After a fourth-place finish in the Iowa Caucus, Republican presidential candidate Vivek Ramaswamy dropped from the race on Monday night. The entrepreneur-turned-politician had pulled in just 7.7% of the 110,298 Republicans participating in the nominating exercise, the first in the nation for the 2024 presidential election. Donald Trump currently has over 51% of the vote (over 56,000 caucus votes), followed by Ron DeSantis, 21%, and Nikki Haley, 19%.
Trump gets awarded 20 delegates for the Republican National Convention in August, when the party’s delegates vote on the party’s nominee. DeSantis gets 9, and Haley gets 8.
Ramaswamy immediately endorsed Trump after declaring that there was “no path for me to be the next president.” That means his three delegates will go to Trump, giving Trump 23 delegates from Iowa.
Ramaswamy, who largely self-funded his campaign that he first announced on Tucker Carlson’s Fox News channel show nearly one year ago, said he will continue his political activism promised he was “not going anywhere.”

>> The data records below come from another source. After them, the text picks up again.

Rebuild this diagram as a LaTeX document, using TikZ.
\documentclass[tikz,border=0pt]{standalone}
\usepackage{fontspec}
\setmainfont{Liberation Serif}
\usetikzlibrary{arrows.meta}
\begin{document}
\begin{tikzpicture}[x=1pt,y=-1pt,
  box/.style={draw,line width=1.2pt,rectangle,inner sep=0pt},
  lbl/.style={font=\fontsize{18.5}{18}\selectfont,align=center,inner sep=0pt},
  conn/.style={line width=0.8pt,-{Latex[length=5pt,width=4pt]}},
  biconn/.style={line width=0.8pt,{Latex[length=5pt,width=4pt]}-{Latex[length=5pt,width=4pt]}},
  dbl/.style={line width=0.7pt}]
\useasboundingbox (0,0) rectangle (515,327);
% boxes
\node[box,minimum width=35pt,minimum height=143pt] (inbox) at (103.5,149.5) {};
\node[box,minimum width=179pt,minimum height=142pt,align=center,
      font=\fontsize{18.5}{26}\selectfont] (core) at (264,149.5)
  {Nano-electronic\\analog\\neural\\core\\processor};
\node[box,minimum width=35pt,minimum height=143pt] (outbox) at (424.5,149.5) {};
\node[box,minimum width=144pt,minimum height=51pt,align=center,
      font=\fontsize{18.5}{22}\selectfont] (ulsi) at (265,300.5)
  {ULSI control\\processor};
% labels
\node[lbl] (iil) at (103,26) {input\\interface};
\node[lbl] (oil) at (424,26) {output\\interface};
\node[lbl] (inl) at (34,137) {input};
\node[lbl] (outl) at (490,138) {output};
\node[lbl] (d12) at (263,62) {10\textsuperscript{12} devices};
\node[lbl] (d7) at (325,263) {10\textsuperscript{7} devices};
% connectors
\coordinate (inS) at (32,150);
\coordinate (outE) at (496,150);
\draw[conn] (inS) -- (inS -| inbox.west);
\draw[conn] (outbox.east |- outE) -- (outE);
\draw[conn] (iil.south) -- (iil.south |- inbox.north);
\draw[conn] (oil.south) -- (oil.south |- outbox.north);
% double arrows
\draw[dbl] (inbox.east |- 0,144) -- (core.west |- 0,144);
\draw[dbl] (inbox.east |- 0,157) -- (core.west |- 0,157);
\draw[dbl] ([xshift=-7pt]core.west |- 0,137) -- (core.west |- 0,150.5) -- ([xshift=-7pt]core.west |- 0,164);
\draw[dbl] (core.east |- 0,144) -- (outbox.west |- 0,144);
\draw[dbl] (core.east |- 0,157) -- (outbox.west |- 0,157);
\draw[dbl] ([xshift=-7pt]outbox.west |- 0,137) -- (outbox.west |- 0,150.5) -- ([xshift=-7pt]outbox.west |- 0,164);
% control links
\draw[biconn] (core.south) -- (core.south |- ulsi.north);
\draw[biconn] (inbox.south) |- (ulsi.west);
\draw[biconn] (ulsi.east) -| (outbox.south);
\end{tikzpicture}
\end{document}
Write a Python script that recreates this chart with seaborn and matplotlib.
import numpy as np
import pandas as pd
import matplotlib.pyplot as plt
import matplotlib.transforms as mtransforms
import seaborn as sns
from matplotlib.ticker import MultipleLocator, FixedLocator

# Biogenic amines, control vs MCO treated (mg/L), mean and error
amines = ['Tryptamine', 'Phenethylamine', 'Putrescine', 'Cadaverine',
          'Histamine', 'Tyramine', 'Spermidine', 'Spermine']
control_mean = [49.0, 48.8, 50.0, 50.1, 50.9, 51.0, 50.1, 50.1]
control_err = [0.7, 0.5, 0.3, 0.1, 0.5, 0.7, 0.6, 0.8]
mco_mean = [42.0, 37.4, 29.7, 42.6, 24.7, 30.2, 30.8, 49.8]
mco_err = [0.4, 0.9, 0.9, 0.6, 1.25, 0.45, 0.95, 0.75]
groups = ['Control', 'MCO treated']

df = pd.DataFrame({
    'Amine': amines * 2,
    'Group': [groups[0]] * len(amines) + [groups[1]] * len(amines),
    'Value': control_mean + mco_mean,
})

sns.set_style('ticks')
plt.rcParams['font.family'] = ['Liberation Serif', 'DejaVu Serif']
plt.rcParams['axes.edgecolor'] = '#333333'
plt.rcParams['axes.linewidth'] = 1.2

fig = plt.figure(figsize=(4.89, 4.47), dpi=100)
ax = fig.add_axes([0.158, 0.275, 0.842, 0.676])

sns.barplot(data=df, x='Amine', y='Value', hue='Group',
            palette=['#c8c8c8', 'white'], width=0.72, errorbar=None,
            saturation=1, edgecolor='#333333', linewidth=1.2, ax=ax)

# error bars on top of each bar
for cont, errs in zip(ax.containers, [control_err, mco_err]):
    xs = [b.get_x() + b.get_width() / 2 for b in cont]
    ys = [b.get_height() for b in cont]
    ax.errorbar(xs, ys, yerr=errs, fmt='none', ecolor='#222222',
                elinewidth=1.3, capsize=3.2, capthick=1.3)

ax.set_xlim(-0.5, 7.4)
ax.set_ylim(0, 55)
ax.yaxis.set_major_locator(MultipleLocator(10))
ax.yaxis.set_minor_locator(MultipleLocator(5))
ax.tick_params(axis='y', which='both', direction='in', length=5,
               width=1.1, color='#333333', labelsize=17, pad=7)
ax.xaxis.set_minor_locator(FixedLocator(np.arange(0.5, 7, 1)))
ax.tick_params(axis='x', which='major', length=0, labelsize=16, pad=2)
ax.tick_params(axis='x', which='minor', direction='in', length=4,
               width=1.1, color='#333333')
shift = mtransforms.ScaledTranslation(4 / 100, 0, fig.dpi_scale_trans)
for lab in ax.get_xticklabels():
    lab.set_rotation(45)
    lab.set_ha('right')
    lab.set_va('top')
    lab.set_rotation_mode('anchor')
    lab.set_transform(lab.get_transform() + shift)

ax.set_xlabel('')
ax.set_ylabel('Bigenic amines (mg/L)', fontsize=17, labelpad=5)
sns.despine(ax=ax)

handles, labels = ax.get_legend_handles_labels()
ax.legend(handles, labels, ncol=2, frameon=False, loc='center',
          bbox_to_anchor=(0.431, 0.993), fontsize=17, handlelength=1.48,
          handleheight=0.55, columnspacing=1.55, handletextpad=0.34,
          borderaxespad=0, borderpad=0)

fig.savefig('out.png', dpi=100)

The next state to hold a nominating process is New Hampshire on Jan. 23. That state holds a state-run primary, and is the first in the nation to have a primary. With Trump’s 30-point lead out of Iowa, he holds a significant lead in polling nationwide, in spite of the 91 felony counts being waged against him by the Department of Justice and the attorney general of New York.